Ainda em fase de testes, nova droga foi descrita como divisor de águas na missão de criar uma pílula contraceptiva para homens
Uma nova droga foi capaz de imobilizar rápida e temporariamente o esperma de camundongos machos, de acordo com um estudo publicado ontem (14) na Nature Communications. A descoberta, descrita por pesquisadores como um “divisor de águas”, poderia abrir caminho para uma pílula anticoncepcional masculina e, em última análise, permitir que os homens compartilhem igualmente com as mulheres a responsabilidade no controle da natalidade.
Uma única dose oral da droga imobilizou o esperma de camundongos por até duas horas e meia e foi 100% eficaz nas primeiras duas horas, disseram os pesquisadores.

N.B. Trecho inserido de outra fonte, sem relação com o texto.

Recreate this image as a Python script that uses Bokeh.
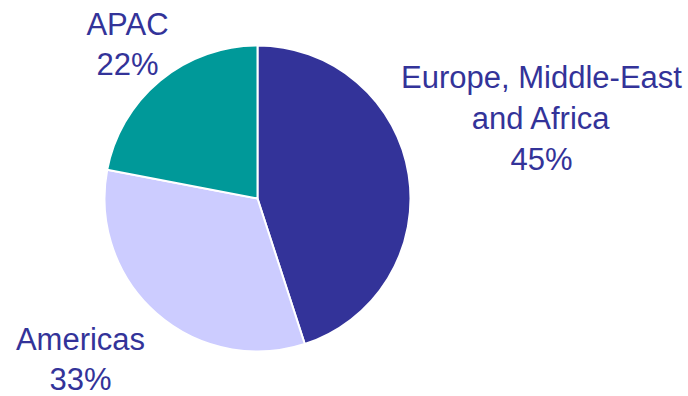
import math
from bokeh.plotting import figure
from bokeh.models import Range1d, ColumnDataSource
from bokeh.core.properties import value
from bokeh.embed import file_html
from bokeh.resources import INLINE

# data
regions = ["Europe, Middle-East\nand Africa", "Americas", "APAC"]
shares = [45, 33, 22]
colors = ["#333399", "#CCCCFF", "#009999"]

W, H = 688, 396
cx, cy, r = 257, 198, 153

# angles: start at 12 o'clock, clockwise
total = sum(shares)
starts, ends = [], []
a = math.pi / 2
for s in shares:
    starts.append(a)
    a -= 2 * math.pi * s / total
    ends.append(a)

src = ColumnDataSource(dict(start=starts, end=ends, color=colors,
                            x=[cx] * 3, y=[cy] * 3))

p = figure(width=W, height=H, output_backend="svg", toolbar_location=None,
           x_range=Range1d(0, W), y_range=Range1d(0, H), min_border=0)
p.axis.visible = False
p.grid.visible = False
p.outline_line_color = None
p.background_fill_color = "white"
p.border_fill_color = "white"

p.wedge(x="x", y="y", radius=r, start_angle="start", end_angle="end",
        direction="clock", fill_color="color", line_color="white",
        line_width=2, source=src)

labels = [f"{n}\n{s}%" for n, s in zip(regions, shares)]
lx = [541, 80, 127]
ly = [278, 37, 352]
p.text(x=lx, y=ly, text=labels, text_align="center", text_baseline="middle",
       text_font=value("Liberation Sans"), text_font_size="31px",
       text_color="#333399", text_line_height=1.16)

open("out.html", "w").write(file_html(p, INLINE))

Camundongos tratados mostraram comportamento normal de acasalamento, mas nenhum engravidou um parceiro, apesar de 52 tentativas diferentes de fazê-lo. Para se ter uma ideia de comparação, um terço dos ratos tratados com substância de controle inativa engravida seus parceiros.
A droga é de ação rápida – Melanie Balbach, uma das autoras do estudo e pesquisadora da Weill Cornell Medicine, disse que funcionou em 30 a 60 minutos – e funciona inibindo uma enzima necessária para o funcionamento do esperma. Também é temporária, com eficácia caindo para 91% em três horas e a fertilidade voltando ao normal no dia seguinte.
Essas propriedades diferenciam a droga de muitos dos outros esforços para desenvolver um contraceptivo masculino, que geralmente dependem de hormônios para controlar a fertilidade e podem levar semanas ou meses para serem eficazes ou desaparecerem.
O estudo segue o conceito “contraceptivos masculinos seguros, não hormonais, sob demanda”, disseram os pesquisadores, e, embora possa funcionar em teoria, qualquer produto levará muitos anos e muitos testes no futuro.
Para ficar de olho
A descoberta é um “divisor de águas” na busca pelo desenvolvimento de outra forma de contracepção para homens, disseram Jochen Buck e Lonny Levin, professores de farmacologia da Weill Cornell Medicine e autores seniores do estudo. A dupla lançou sua própria empresa, a Sacyl Pharmaceuticals, para desenvolver anticoncepcionais baseados nos inibidores e disse que o próximo passo será repetir o experimento em um modelo animal diferente. Buck disse que isso “estabeleceria as bases para testes clínicos em humanos” e Levin disse que a equipe já está trabalhando para criar inibidores que seriam “mais adequados para uso em humanos”.
Embora homens e mulheres compartilhem a mesma responsabilidade pelo controle da natalidade, a carga é desproporcionalmente suportada pelas mulheres. Em grande parte, isso ocorre porque são as mulheres cisgênero capazes de engravidar, assim como as pessoas transgênero e não binárias, que arcam com os riscos associados a ela. Há uma infinidade de opções de controle de natalidade disponíveis para mulheres – incluindo injeções hormonais, adesivos, implantes e pílulas, dispositivos intrauterinos (DIUs) e anéis vaginais –, muitos dos quais são acompanhados por uma longa lista de efeitos colaterais potenciais, possivelmente graves.
Enquanto isso, homens cisgênero (e outros pais que não dão à luz) têm duas opções: vasectomia e preservativos. Os cientistas tentaram, sem sucesso, expandir essa lista por décadas e, embora alguns candidatos tenham gerado muito burburinho, nenhum ainda chegou às prateleiras das farmácias. Em parte, isso não é uma prioridade para as empresas farmacêuticas.
Outro problema são os efeitos colaterais associados a alguns contraceptivos farmacêuticos, que interromperam alguns ensaios recentes por possivelmente oferecerem risco para os participantes, apesar de serem comuns a muitos contraceptivos femininos já existentes no mercado. Levin disse que há um limite maior de segurança e efeitos colaterais para possíveis contraceptivos masculinos porque se presume que os homens, que não correm os riscos associados à gravidez, terão uma tolerância menor do que as mulheres.
Fato surpreendente
Quase metade das gestações em todo o mundo são indesejadas, cerca de 121 milhões a cada ano, de acordo com o Fundo de População das Nações Unidas. Em muitos casos, mulheres e meninas não têm controle sobre a possibilidade de engravidar. Isso se deve a questões como violência e coerção sexual, desigualdade de gênero, educação e falta de métodos contraceptivos.